Tuesday, September 4, 2012

Obama's Energy Efficiency Executive Order for Industry

On August 30th, 2012, President Obama signed an executive order focused on efficiency in industrial facilities. That order sets a national goal of 40 GW of new combined heat and power (CHP) by the end of 2020. As stated in the order, the industrial sector accounts for over 30 percent of all energy consumed in the US, and energy costs affect overall competitiveness. The goal is to increase investments to reduce energy use through more efficient manufacturing processes and facilities and the expanded use of combined heat and power (CHP).

The Federal Government will help to overcome barriers to investment in industrial energy efficiency. This includes encouraging private sector investment by setting goals and highlighting the benefits of investment, improving coordination at the Federal level, partnering with and supporting States, and identifying investment models beneficial to the multiple stakeholders involved.

Section one of the executive order asks stakeholders at all levels to "identify, develop, and encourage the adoption of investment models and State best practice policies for industrial energy efficiency and CHP; provide technical assistance to States and manufacturers to encourage investment in industrial energy efficiency and CHP; provide public information on the benefits of investment in industrial energy efficiency and CHP; and use existing Federal authorities, programs, and policies to support investment in industrial energy efficiency and CHP."

Section two of the order encourages investment in industrial efficiency. The Departments of Energy, Commerce, and Agriculture, and the Environmental Protection Agency, in coordination with the National Economic Council, the Domestic Policy Council, the Council on Environmental Quality, and the Office of Science and Technology Policy, shall coordinate policies to encourage investment in industrial efficiency in order to reduce costs for industrial users, improve U.S. competitiveness, create jobs, and reduce harmful air pollution. In doing so, they shall engage States, industrial companies, utility companies, and other stakeholders to accelerate this investment.

Section two of the executive order supports efforts to accelerate investment in industrial energy efficiency and CHP by:

- providing general guidance, technical analysis and information, and financial analysis on the value of investment in industrial energy efficiency and CHP to States, utilities, and owners and operators of industrial facilities;

- improving the usefulness of Federal data collection and analysis; and

- assisting States in developing and implementing State specific best practice policies that can accelerate investment in industrial energy efficiency and CHP.

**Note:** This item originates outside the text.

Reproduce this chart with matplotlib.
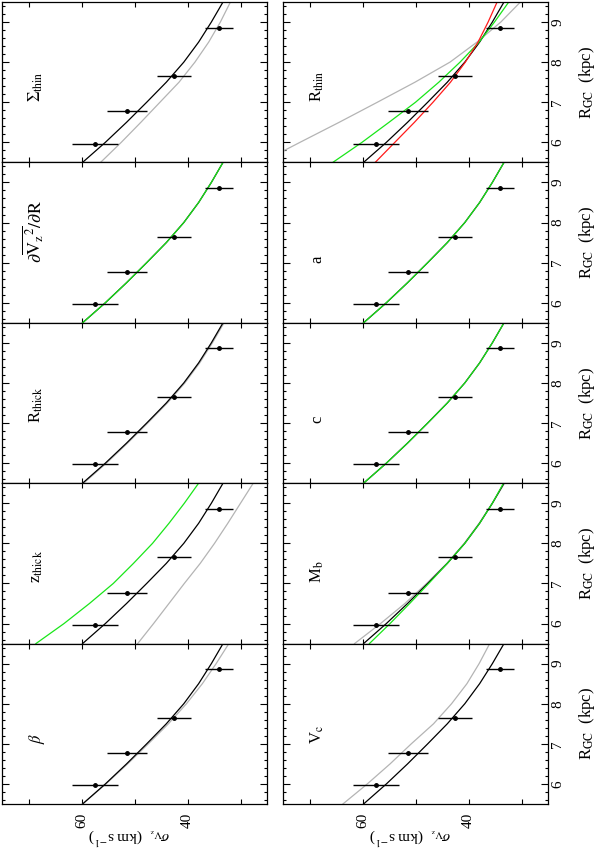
import matplotlib
matplotlib.use('Agg')
import matplotlib.pyplot as plt
from matplotlib.ticker import MultipleLocator

plt.rcParams['font.family'] = ['Liberation Serif', 'DejaVu Serif']
plt.rcParams['mathtext.fontset'] = 'stix'

# radius grid on which the model curves were read (kpc)
R_GRID = [5.5, 6.0, 6.5, 7.0, 7.5, 8.0, 8.5, 9.0, 9.5]

# best-fit model, sigma_Vz (km/s)
SIG_BEST = [59.8, 55.5, 51.5, 47.7, 44.0, 40.7, 37.9, 35.5, 33.3]

# observed points
R_OBS = [5.97, 6.77, 7.65, 8.86]
SIG_OBS = [57.5, 51.4, 42.5, 34.1]
SIG_ERR = [4.3, 3.8, 3.2, 2.6]

# models with one parameter changed
BETA_GRAY = [59.8, 55.4, 51.3, 47.4, 43.6, 40.2, 37.2, 34.6, 32.2]
ZTHICK_GRAY = [49.4, 46.4, 43.5, 40.6, 37.6, 34.9, 32.4, 30.0, 27.6]
ZTHICK_GREEN = [68.6, 63.3, 58.5, 54.0, 50.2, 46.6, 43.5, 40.6, 37.9]
RTHICK_GRAY = [59.6, 55.3, 51.3, 47.5, 43.8, 40.5, 37.7, 35.3, 33.1]
DVZ_GREEN = [59.8, 55.5, 51.5, 47.7, 44.0, 40.7, 37.9, 35.5, 33.3]
SIGTHIN_GRAY = [56.4, 52.5, 48.8, 45.2, 41.6, 38.6, 36.0, 33.8, 31.9]
VC_GRAY = [63.7, 59.1, 54.8, 50.8, 46.6, 43.2, 40.3, 38.0, 36.0]
MB_GRAY = [61.5, 56.6, 52.0, 47.9, 44.1, 40.8, 38.0, 35.5, 33.2]
MB_GREEN = [58.7, 54.8, 51.1, 47.5, 44.0, 40.7, 37.9, 35.5, 33.4]
C_GREEN = [59.8, 55.5, 51.5, 47.7, 44.0, 40.7, 37.9, 35.5, 33.3]
A_GREEN = [59.8, 55.5, 51.5, 47.7, 44.0, 40.7, 37.9, 35.5, 33.3]
RTHIN_GRAY = [79.1, 71.8, 64.4, 57.2, 50.1, 43.5, 38.4, 33.9, 30.2]
RTHIN_GREEN = [65.6, 60.1, 55.0, 50.0, 45.6, 41.6, 38.0, 35.1, 32.4]
RTHIN_RED = [57.6, 53.9, 50.2, 46.7, 43.4, 40.6, 38.2, 36.3, 34.6]

GRAY = '#b4b4b4'
GREEN = '#19e619'
RED = '#ff1a1a'

# panels, top to bottom: (label, [(colour, curve), ...])
LEFT = [
    (r'$\Sigma_{\rm thin}$', [(GRAY, SIGTHIN_GRAY)]),
    (r'$\partial\overline{{\rm V}_{\rm z}{}^{2}}/\partial{\rm R}$', [(GREEN, DVZ_GREEN)]),
    (r'R$_{\rm thick}$', [(GRAY, RTHICK_GRAY)]),
    (r'z$_{\rm thick}$', [(GRAY, ZTHICK_GRAY), (GREEN, ZTHICK_GREEN)]),
    (r'$\beta$', [(GRAY, BETA_GRAY)]),
]
RIGHT = [
    (r'R$_{\rm thin}$', [(GRAY, RTHIN_GRAY), (GREEN, RTHIN_GREEN), (RED, RTHIN_RED)]),
    ('a', [(GREEN, A_GREEN)]),
    ('c', [(GREEN, C_GREEN)]),
    (r'M$_{\rm b}$', [(GRAY, MB_GRAY), (GREEN, MB_GREEN)]),
    (r'V$_{\rm c}$', [(GRAY, VC_GRAY)]),
]

W, H = 598, 849
fig = plt.figure(figsize=(W / 100, H / 100), dpi=100)


def add_panel(x0, y0, x1, y1):
    return fig.add_axes([x0 / W, 1 - y1 / H, (x1 - x0) / W, (y1 - y0) / H])


row_h = 160.4
cols = [(2, 267, LEFT, False), (283, 548, RIGHT, True)]

for x0, x1, panels, is_right in cols:
    for i, (label, curves) in enumerate(panels):
        top = 2 + i * row_h
        ax = add_panel(x0, top, x1, top + row_h)
        ax.set_xlim(75, 25)
        ax.set_ylim(5.5, 9.5)

        # gray first, then best fit, then coloured ones on top
        for col, vals in curves:
            if col == GRAY:
                ax.plot(vals, R_GRID, color=col, lw=0.9)
        ax.plot(SIG_BEST, R_GRID, color='k', lw=0.9)
        for col, vals in curves:
            if col != GRAY:
                ax.plot(vals, R_GRID, color=col, lw=0.9)

        ax.errorbar(SIG_OBS, R_OBS, xerr=SIG_ERR, fmt='o', ms=2.5, color='k',
                    elinewidth=1.0, capsize=0)

        fs = 13 if 'partial' in label else 12
        ax.text(67.7, 7.0, label, rotation=90, rotation_mode='anchor',
                ha='left', va='baseline', fontsize=fs)

        for s in ax.spines.values():
            s.set_linewidth(0.9)

        ax.yaxis.set_major_locator(MultipleLocator(1))
        ax.yaxis.set_minor_locator(MultipleLocator(0.2))
        bottom_row = (i == len(panels) - 1)
        if bottom_row:
            ax.set_xticks([30, 40, 50, 60, 70], labels=['', '40', '', '60', ''])
        else:
            ax.set_xticks([30, 40, 50, 60, 70], labels=[])
        ax.tick_params(which='both', direction='in', top=True, bottom=True,
                       left=True, right=True, width=0.8, labelleft=False,
                       labelright=is_right, labelbottom=bottom_row)
        ax.tick_params(axis='x', which='major', length=3.6, pad=6.5,
                       labelsize=11, labelrotation=90)
        ax.tick_params(axis='y', which='major', length=5, pad=2.5,
                       labelsize=11, labelrotation=90)
        ax.tick_params(axis='y', which='minor', length=2.5)
        for t in ax.yaxis.get_major_ticks():
            t.label2.set_verticalalignment('center')

        if bottom_row:
            ax.text(51, -0.2, r'$\sigma_{{\rm V}_{\rm z}}$  (km s$^{-1}$)',
                    rotation=180, transform=ax.get_xaxis_transform(),
                    ha='center', va='center', fontsize=11)
        if is_right:
            ax.text(1.147, 7.5, r'R$_{\rm GC}$  (kpc)', rotation=90,
                    transform=ax.get_yaxis_transform(),
                    ha='center', va='center', fontsize=12)

fig.savefig('out.png', dpi=100)
plt.close(fig)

Help companies to achieve the goal of reducing energy intensity by 25 percent over 10 years, as well as utilizing existing partnership programs to support energy efficiency and CHP.

Environmental Leader reports that the Department of Energy’s Better Buildings, Better Plants program announced that five companies — Kingspan Insulated Panels, semiconductor manufacturer Cree, General Aluminum Manufacturing Company, PaperWorks and Harbec, a maker of machine tools and injection-molded plastic parts — have signed on, and committed to improving their energy intensity by 25 percent over 10 years.

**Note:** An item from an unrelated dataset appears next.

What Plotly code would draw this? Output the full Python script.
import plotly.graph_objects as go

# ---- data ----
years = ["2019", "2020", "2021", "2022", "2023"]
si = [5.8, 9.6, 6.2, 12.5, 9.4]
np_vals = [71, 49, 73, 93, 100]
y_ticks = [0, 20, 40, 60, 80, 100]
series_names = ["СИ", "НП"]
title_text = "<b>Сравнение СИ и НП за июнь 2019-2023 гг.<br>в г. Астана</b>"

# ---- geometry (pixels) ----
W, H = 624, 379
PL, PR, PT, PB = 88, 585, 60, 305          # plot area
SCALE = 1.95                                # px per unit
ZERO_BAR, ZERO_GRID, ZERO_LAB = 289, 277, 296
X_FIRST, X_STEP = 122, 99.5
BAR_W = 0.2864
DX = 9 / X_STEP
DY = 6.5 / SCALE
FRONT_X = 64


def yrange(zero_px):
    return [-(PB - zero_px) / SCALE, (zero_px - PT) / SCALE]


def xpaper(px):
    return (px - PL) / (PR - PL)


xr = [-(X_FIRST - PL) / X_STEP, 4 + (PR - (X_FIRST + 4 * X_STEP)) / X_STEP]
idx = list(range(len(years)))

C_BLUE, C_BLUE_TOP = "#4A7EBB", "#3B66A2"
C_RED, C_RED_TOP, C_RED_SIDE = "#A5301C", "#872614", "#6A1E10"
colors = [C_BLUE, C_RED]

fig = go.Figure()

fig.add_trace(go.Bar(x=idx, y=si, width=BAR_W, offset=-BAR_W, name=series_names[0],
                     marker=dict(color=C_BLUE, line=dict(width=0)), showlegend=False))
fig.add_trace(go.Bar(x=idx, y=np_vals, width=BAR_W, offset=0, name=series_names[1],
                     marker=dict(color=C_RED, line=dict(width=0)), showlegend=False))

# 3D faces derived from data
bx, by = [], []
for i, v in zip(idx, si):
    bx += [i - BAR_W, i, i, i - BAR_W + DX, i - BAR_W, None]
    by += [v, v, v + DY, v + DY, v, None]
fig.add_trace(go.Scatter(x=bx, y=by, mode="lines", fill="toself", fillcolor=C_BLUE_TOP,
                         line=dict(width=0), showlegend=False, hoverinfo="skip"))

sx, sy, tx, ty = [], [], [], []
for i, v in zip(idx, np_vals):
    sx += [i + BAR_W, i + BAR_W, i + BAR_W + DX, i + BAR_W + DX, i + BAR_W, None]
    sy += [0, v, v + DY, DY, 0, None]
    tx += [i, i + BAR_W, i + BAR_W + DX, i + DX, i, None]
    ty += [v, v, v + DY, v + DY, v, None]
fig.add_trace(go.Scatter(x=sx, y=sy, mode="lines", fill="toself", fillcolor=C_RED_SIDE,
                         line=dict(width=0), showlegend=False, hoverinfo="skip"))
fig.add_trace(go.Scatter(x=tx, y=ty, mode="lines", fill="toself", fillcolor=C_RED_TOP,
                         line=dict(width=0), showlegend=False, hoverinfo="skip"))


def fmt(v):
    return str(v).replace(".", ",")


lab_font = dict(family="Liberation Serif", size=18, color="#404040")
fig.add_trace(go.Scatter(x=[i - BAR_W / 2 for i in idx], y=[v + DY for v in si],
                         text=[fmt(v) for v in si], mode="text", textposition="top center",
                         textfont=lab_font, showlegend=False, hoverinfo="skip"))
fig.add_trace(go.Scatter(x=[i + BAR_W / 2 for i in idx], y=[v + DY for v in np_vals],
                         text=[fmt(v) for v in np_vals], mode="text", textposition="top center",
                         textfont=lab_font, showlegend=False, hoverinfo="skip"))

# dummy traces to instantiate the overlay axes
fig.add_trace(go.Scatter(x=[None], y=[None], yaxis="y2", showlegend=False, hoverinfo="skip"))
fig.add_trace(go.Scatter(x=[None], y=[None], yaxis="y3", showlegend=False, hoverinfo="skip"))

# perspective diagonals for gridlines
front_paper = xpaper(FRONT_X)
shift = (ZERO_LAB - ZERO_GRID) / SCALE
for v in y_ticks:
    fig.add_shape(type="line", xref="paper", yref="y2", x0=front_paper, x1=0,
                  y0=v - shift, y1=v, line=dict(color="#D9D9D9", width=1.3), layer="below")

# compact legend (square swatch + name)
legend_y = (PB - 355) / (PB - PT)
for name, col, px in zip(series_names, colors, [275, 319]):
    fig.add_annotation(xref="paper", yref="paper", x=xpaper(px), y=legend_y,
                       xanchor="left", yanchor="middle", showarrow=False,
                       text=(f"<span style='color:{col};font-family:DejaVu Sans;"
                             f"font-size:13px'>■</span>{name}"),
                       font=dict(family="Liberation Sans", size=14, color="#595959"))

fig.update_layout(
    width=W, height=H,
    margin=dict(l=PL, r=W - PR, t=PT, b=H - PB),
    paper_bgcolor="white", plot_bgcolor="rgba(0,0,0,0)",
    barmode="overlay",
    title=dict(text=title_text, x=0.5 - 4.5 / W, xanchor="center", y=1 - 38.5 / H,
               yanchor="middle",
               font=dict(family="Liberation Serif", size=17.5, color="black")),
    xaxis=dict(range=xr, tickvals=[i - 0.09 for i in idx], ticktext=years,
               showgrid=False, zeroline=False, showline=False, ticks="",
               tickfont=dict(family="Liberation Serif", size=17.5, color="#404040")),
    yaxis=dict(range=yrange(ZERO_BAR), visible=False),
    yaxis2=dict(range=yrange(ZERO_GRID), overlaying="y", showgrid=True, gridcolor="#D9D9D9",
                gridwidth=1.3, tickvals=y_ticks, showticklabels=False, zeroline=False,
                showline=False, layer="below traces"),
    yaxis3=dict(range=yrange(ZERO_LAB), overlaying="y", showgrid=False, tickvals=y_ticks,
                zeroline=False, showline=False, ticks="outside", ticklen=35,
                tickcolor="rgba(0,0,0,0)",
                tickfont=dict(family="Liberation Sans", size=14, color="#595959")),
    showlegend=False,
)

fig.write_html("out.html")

Partners in the Better Buildings, Better Plants program have already realized at least $80 million in cost savings, according to the DoE. These actions are expected to save about $1 billion cumulatively by 2020.

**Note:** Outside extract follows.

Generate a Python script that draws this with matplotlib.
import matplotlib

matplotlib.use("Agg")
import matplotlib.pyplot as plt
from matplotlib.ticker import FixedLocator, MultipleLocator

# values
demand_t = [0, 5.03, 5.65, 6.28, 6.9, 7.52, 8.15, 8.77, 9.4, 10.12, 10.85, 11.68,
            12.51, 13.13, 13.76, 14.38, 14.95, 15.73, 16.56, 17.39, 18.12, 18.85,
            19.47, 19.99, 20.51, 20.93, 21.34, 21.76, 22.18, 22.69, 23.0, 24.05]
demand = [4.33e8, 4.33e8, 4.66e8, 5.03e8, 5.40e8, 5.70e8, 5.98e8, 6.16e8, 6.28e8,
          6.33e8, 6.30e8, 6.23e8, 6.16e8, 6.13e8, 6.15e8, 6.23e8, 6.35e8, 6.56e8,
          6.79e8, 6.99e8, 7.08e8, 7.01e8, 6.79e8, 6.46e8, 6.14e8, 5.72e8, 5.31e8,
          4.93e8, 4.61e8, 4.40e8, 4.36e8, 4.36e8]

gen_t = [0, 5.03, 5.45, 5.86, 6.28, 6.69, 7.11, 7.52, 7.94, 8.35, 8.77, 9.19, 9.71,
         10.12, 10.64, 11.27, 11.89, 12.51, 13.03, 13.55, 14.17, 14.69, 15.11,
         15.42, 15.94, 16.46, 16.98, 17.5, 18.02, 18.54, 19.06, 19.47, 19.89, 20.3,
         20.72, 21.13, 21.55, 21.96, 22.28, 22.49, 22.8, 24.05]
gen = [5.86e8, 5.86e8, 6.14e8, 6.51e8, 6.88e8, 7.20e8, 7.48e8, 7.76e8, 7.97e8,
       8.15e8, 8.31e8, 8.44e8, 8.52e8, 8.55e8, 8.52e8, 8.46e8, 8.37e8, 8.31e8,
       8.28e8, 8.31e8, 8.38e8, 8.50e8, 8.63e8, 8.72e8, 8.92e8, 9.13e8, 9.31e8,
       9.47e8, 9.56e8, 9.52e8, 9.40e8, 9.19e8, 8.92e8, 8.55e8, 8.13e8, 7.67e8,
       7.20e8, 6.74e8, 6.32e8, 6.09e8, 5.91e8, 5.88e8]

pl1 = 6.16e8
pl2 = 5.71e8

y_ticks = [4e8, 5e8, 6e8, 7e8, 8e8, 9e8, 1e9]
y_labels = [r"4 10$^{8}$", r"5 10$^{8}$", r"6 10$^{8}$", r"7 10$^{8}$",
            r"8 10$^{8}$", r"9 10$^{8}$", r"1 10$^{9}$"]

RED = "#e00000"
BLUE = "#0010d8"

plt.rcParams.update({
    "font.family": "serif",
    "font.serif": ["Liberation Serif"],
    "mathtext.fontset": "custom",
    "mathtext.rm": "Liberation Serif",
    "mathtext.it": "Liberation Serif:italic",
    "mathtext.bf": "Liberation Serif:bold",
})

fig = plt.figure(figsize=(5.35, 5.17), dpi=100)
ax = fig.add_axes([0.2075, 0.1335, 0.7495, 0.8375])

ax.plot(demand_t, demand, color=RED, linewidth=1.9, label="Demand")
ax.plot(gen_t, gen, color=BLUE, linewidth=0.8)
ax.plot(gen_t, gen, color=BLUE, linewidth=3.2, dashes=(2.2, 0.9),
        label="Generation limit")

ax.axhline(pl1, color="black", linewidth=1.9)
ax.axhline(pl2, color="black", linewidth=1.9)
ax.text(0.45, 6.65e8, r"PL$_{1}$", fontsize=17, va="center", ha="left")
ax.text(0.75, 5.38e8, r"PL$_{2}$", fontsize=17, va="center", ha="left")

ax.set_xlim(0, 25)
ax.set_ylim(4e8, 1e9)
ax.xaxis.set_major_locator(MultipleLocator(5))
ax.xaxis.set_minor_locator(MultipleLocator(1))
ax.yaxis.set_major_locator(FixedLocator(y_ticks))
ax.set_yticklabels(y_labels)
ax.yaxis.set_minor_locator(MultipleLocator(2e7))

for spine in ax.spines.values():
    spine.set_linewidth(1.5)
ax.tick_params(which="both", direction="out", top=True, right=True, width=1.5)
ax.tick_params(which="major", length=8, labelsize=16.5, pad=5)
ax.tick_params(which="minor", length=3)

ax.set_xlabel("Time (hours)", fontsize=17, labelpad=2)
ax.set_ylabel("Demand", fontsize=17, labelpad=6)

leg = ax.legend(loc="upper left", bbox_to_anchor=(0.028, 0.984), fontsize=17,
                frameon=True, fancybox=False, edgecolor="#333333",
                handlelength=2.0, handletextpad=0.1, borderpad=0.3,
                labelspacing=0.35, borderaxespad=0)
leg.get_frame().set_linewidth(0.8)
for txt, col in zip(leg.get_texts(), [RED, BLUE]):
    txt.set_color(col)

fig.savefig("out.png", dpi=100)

The executive order intends to accelerate investments in industrial energy efficiency, which could save manufacturers at least $100 billion in energy costs over the next decade, according to the White House. Meeting the President’s 40 GW CHP goal would mean $40 billion to $80 billion of new capital investment in American manufacturing facilities. But the White House says investments in industrial energy efficiency, including CHP, incur as little as half the cost of traditional forms of new baseload power.

An August report by Pike Research that indicates the global market for commercial CHP systems will reach $11.2 billion by 2022, with 80 GWe installed by that year. California has already set a goal of 4 GW of new CHP generation in the state by 2020, with 1990 as a baseline. Harbec, one of the new private sector commitments to the Better Plants program, has set a goal of becoming a carbon neutral company by 2013.

There is an opportunity to save industrial users tens of billions of dollars in energy costs over the next decade. Accelerating these investments in American factories can improve US competitiveness, lower energy costs, free up future capital for businesses to invest, reduce air pollution, create jobs and enhanced grid security.